Abstract

ABSTRACTThis article investigates a governmental committee set up in 1800 to address a long-standing problem faced by the British state: how to procure a reliable and cost-effective supply of hemp. This resource, on which the Royal Navy and mercantile marine relied, could be procured only from the Russian territories of northern Europe, a dependence that had proved precarious and increasingly unreliable in the latter decades of the eighteenth century. In 1800, amid a great European war, the supply of hemp was permanently stopped by the Russian tsar, and the British government formed a committee charged with finding new sources of this material, debating which regions should be invested in and encouraging future cultivation. The investigation that followed was truly global in its scope, focusing overwhelmingly on the resources of the British Empire, as botany, agriculture and the global acquisition of resources became issues of governmental concern.
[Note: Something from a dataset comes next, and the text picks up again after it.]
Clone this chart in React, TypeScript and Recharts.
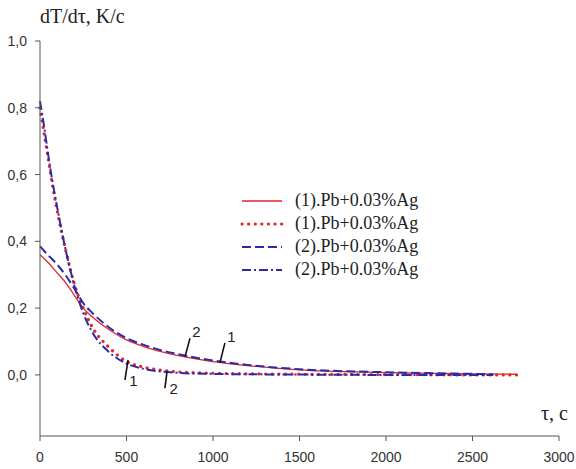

The investigation also forced the British state to look beyond its own departments, as numerous civilian, mercantile and agricultural experts were brought in to give evidence and offer suggestions. Studying this committee presents an opportunity to analyse how the state worked to solve problems and how it considered various (and often competing) notions of expertise and authority, as various individuals were called in to serve. Additionally, it demonstrates how people inside and outside government conceived of the broader utility and purpose of the British Empire at the turn of the nineteenth century.